### Exercise objective
All pictures are to be skipped; retype only the lines from the top of the entries through the line with "import * as", both included.

### Entries with chart source code

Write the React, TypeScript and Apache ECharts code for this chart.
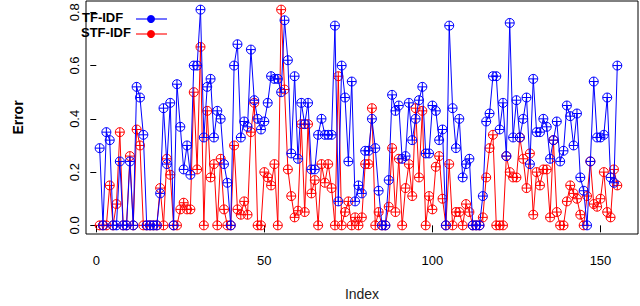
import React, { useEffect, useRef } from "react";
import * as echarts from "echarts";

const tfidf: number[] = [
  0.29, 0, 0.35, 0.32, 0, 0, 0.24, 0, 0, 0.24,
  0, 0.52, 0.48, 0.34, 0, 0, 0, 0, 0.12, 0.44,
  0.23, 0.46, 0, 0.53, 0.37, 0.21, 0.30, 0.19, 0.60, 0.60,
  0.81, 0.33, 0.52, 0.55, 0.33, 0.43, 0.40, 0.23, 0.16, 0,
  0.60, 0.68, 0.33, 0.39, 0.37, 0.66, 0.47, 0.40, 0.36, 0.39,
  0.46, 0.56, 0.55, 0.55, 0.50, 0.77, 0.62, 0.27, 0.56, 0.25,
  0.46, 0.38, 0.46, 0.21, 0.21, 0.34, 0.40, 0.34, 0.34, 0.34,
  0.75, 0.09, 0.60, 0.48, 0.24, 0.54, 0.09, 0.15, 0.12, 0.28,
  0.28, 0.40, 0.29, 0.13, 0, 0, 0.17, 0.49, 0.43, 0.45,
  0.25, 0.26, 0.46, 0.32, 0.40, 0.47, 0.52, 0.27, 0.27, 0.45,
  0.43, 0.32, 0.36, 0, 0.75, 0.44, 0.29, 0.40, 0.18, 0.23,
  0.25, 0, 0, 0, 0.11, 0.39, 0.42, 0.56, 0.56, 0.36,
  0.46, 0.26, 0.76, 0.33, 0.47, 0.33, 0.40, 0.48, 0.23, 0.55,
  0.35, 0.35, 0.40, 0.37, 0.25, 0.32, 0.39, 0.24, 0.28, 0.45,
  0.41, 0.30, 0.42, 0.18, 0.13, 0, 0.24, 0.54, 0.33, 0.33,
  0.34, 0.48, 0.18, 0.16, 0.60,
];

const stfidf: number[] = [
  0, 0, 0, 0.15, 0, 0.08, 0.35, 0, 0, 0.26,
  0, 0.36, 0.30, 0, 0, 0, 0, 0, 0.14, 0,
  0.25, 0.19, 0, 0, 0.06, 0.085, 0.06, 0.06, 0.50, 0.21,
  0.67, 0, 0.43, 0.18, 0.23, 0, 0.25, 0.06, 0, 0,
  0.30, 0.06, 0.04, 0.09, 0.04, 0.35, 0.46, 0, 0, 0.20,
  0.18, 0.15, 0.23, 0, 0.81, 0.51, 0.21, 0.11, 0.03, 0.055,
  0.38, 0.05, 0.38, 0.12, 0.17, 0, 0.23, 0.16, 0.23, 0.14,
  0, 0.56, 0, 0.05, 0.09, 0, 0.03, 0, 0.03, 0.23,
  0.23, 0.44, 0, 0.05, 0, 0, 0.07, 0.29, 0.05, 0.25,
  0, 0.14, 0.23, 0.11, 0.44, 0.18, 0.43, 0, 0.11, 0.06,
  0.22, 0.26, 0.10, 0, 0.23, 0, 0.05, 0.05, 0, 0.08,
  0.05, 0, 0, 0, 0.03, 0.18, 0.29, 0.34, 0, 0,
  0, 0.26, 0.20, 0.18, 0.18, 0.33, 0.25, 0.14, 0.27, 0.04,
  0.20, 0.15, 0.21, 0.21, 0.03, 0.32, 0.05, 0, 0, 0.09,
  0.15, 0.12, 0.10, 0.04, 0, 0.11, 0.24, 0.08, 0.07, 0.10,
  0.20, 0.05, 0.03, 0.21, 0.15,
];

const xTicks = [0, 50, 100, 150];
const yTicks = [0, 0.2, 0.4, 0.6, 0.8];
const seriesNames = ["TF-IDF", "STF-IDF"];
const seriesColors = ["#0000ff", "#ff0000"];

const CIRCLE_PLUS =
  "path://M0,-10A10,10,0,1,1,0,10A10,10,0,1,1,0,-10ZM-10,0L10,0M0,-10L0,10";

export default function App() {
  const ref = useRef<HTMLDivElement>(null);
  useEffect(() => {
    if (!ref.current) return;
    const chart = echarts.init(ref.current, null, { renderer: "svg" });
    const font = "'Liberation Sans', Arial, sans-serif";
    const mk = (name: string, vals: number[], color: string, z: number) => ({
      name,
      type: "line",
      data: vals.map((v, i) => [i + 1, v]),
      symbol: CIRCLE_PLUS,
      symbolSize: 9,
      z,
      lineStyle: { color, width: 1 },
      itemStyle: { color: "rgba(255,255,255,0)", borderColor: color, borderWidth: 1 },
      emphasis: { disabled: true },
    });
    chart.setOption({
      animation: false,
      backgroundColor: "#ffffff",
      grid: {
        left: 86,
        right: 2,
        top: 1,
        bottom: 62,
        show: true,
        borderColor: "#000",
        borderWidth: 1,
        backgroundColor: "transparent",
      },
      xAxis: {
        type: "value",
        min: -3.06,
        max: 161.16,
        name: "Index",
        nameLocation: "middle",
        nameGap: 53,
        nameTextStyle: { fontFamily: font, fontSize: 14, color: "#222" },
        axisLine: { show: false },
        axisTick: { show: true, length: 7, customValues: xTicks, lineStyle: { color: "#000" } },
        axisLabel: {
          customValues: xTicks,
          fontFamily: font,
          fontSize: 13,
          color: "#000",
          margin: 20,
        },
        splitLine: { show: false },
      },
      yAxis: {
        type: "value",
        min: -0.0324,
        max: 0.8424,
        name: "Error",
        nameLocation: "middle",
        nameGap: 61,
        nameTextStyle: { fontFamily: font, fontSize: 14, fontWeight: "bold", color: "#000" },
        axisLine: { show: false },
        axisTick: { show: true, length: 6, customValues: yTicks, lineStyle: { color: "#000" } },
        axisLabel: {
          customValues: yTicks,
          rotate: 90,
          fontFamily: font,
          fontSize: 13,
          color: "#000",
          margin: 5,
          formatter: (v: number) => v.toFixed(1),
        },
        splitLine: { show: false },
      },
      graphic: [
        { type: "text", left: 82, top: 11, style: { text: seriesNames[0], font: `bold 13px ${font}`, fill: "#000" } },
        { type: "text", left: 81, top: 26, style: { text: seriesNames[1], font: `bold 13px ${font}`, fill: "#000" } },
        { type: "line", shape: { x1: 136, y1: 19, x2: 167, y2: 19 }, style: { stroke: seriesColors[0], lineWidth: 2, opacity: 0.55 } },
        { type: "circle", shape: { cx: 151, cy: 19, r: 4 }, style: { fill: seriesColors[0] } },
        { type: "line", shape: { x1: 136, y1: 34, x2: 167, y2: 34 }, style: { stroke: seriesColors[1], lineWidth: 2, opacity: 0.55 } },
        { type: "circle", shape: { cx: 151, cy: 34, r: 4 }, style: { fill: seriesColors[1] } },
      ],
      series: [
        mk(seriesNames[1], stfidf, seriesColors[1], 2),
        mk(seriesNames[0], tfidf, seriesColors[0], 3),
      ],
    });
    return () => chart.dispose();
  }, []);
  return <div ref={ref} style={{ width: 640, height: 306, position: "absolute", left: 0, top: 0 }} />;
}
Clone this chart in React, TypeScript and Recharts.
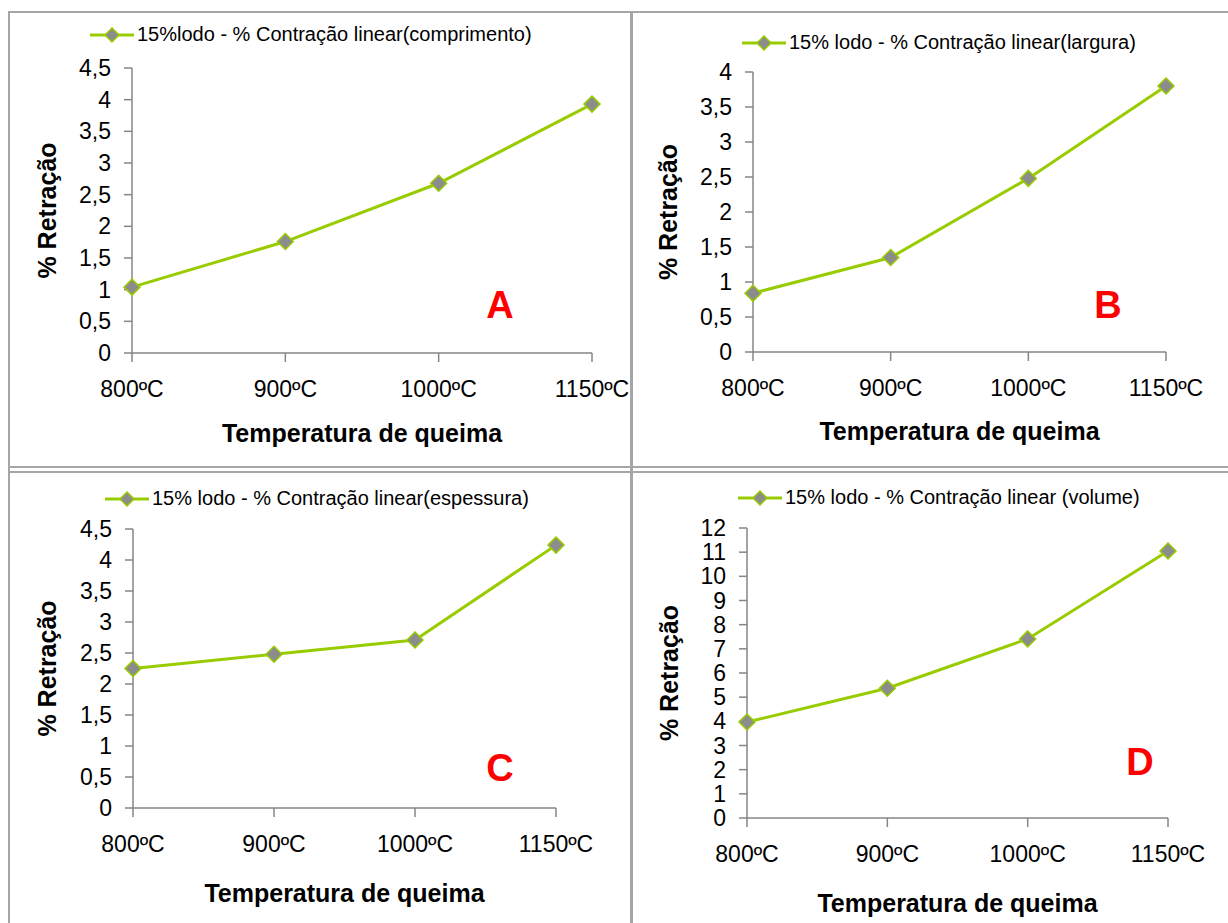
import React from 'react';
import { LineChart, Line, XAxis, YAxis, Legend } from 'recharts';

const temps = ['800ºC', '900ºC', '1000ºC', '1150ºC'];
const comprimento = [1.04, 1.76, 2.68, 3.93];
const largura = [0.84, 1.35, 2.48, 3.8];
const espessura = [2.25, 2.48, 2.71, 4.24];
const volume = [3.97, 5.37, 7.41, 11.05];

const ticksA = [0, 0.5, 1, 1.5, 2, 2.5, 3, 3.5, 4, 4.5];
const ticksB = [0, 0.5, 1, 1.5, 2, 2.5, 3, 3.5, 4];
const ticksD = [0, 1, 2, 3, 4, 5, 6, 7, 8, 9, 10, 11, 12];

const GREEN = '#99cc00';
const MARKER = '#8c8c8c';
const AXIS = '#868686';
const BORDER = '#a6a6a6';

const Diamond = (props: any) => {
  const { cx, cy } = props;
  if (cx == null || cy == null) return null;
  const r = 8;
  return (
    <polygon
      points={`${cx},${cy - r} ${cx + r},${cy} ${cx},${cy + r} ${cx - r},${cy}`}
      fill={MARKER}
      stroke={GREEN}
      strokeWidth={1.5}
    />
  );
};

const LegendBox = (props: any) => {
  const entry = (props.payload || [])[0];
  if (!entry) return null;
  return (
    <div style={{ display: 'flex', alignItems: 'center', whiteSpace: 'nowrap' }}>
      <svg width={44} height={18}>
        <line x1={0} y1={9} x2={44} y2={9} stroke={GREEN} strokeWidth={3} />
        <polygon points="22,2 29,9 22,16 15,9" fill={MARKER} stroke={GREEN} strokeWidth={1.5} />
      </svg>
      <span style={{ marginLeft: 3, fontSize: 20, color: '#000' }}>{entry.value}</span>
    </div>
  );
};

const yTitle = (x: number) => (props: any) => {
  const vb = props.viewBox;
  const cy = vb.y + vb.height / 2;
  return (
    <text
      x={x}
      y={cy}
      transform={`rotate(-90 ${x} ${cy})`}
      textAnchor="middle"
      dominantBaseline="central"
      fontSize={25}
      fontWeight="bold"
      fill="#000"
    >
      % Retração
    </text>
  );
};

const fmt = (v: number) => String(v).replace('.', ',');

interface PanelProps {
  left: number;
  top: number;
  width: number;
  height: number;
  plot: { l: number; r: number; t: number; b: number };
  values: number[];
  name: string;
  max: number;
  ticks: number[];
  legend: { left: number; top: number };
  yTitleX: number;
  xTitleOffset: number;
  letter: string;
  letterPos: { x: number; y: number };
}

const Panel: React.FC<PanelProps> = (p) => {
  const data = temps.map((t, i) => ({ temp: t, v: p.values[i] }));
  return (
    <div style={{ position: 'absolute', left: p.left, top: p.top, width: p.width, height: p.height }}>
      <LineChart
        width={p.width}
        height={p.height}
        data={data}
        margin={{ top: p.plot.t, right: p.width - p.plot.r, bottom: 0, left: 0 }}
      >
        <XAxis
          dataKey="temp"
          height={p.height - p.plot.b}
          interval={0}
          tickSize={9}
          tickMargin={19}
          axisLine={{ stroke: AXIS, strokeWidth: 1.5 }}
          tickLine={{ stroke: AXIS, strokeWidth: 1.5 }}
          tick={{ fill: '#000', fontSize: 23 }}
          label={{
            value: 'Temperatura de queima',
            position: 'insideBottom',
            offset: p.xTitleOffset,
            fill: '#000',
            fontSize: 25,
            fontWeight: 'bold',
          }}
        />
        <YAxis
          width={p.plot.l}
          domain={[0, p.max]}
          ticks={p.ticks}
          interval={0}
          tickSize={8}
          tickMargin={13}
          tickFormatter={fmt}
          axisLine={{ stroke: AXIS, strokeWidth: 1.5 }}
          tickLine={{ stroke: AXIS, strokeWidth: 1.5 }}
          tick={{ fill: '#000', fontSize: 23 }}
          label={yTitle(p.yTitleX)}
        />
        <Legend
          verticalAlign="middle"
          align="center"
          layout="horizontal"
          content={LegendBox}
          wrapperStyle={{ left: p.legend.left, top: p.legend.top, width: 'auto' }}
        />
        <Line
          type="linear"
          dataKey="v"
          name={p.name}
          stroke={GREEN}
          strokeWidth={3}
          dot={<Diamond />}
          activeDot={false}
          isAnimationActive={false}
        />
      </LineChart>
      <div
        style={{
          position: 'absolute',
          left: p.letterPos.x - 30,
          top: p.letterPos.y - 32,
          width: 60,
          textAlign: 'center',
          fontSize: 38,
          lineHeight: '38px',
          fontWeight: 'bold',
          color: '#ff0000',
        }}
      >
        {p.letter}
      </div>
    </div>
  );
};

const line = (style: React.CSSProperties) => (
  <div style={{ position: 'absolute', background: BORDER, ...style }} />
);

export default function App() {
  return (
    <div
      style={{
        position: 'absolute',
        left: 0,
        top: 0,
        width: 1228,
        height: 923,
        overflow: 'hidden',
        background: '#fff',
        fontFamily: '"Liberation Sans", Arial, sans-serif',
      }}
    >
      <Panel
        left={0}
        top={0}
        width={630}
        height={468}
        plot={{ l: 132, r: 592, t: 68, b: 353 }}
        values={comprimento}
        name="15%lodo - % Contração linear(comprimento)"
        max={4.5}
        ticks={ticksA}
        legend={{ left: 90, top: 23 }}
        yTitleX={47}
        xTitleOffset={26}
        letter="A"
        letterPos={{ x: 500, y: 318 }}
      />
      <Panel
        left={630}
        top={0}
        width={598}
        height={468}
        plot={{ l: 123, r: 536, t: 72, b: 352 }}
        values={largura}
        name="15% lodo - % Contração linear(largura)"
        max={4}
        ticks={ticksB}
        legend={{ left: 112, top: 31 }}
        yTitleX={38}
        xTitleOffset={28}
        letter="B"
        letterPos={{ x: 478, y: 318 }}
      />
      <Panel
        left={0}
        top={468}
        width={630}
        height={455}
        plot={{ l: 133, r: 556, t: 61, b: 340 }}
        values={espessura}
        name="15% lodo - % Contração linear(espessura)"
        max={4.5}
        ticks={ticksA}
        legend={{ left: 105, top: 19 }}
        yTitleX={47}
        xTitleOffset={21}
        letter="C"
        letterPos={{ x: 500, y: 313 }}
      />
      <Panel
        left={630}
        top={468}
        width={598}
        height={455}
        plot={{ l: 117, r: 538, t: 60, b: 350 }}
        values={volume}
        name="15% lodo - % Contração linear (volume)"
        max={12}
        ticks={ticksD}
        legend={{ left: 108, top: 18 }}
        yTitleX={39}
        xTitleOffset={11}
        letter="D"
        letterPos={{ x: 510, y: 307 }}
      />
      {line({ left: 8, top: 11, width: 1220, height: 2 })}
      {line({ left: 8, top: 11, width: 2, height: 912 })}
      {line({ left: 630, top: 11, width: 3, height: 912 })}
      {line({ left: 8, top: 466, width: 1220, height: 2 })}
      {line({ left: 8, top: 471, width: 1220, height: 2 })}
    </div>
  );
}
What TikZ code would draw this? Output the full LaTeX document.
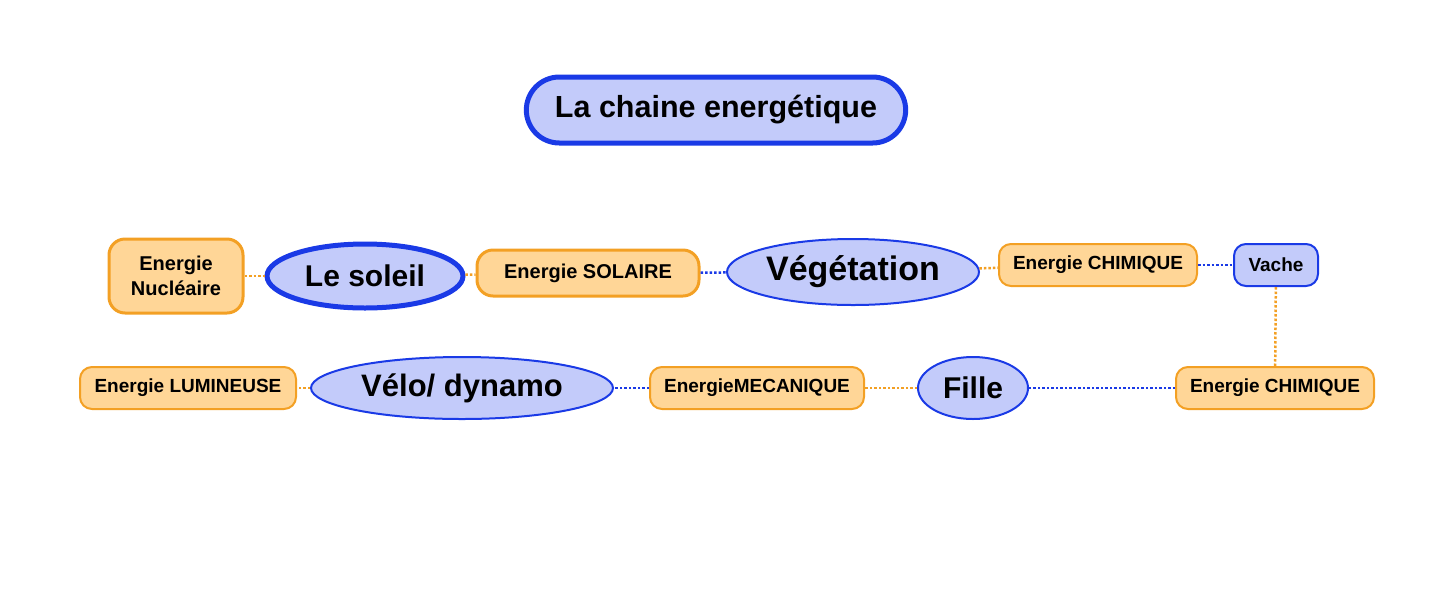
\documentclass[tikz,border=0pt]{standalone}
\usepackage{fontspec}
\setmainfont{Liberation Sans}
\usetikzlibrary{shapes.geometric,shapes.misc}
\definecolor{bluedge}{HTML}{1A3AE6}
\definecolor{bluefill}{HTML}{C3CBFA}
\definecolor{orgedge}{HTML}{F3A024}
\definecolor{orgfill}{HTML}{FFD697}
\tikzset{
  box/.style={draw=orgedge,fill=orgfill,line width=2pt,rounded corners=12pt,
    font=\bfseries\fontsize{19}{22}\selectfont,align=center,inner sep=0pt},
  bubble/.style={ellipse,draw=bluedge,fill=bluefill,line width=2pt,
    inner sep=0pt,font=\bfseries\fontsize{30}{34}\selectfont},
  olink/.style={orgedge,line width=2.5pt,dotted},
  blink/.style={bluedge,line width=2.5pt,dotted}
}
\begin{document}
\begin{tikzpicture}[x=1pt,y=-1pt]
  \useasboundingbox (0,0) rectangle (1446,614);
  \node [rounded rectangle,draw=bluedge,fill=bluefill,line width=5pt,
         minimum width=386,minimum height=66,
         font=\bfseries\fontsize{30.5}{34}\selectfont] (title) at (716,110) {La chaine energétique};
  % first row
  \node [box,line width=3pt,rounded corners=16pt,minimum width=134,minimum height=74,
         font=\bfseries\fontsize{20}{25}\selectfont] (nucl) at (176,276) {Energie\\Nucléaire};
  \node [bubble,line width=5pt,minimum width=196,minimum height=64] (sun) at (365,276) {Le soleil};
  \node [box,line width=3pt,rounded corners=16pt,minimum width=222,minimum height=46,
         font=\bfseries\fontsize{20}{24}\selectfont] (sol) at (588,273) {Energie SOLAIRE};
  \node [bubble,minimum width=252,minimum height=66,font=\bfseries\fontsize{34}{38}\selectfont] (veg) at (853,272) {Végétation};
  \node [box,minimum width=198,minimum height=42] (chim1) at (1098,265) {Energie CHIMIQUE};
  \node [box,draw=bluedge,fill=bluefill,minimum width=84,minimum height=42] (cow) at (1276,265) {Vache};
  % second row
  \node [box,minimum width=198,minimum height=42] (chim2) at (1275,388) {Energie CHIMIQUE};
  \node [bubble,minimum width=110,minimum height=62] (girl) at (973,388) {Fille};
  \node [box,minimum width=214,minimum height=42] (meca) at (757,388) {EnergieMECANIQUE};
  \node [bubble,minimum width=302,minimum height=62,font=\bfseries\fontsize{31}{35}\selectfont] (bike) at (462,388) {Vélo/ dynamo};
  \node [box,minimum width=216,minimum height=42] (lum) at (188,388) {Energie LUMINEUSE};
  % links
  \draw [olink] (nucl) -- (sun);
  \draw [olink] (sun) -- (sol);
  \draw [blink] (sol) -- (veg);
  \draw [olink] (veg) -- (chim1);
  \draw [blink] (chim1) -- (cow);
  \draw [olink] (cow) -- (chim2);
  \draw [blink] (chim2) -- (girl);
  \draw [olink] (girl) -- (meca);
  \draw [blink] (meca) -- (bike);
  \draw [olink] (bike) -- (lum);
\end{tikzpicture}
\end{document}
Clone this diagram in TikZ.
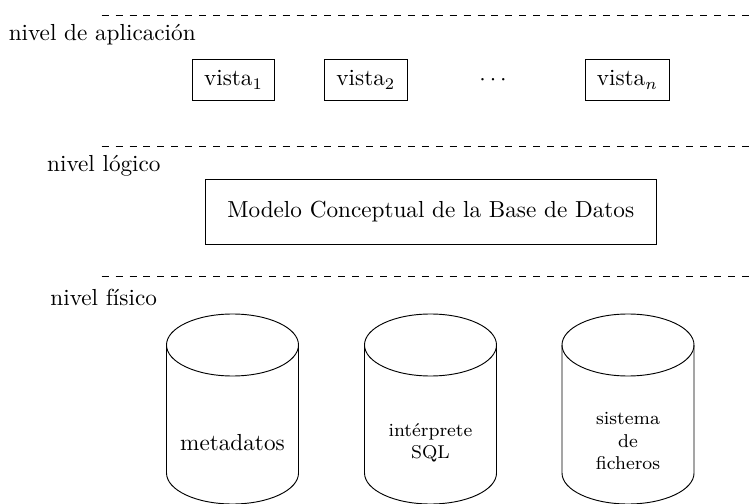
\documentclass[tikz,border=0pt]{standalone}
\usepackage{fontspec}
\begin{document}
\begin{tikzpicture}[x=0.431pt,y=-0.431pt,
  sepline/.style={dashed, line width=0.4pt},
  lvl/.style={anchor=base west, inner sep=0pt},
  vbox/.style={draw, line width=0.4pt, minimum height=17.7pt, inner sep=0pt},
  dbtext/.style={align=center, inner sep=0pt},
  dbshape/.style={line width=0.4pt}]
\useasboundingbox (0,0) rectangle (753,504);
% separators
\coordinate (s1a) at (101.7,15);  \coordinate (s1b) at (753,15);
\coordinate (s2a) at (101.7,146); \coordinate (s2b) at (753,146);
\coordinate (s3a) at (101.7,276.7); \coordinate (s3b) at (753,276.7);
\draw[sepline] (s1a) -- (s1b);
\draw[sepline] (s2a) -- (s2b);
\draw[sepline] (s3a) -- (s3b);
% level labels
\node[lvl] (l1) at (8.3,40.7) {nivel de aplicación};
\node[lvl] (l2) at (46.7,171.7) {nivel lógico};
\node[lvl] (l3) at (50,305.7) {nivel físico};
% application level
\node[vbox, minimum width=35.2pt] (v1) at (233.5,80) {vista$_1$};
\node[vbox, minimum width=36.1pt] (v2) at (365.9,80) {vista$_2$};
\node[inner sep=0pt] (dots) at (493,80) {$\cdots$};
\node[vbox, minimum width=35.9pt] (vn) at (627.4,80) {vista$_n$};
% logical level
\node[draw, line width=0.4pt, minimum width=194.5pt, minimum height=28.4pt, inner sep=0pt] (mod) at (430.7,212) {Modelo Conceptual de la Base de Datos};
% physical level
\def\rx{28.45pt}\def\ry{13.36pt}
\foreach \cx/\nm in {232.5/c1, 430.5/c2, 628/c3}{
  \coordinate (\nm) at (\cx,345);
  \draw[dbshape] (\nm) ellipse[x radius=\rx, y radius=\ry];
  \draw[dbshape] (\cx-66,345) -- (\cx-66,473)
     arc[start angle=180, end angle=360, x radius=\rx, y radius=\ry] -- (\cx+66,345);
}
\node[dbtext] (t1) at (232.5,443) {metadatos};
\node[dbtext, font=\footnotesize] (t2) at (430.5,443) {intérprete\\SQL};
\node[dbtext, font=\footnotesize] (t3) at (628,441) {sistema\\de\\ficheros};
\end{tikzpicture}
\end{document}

### Completed exercise
Write the React, TypeScript and Apache ECharts code for this chart.
import React, { useEffect, useRef } from "react";
import * as echarts from "echarts";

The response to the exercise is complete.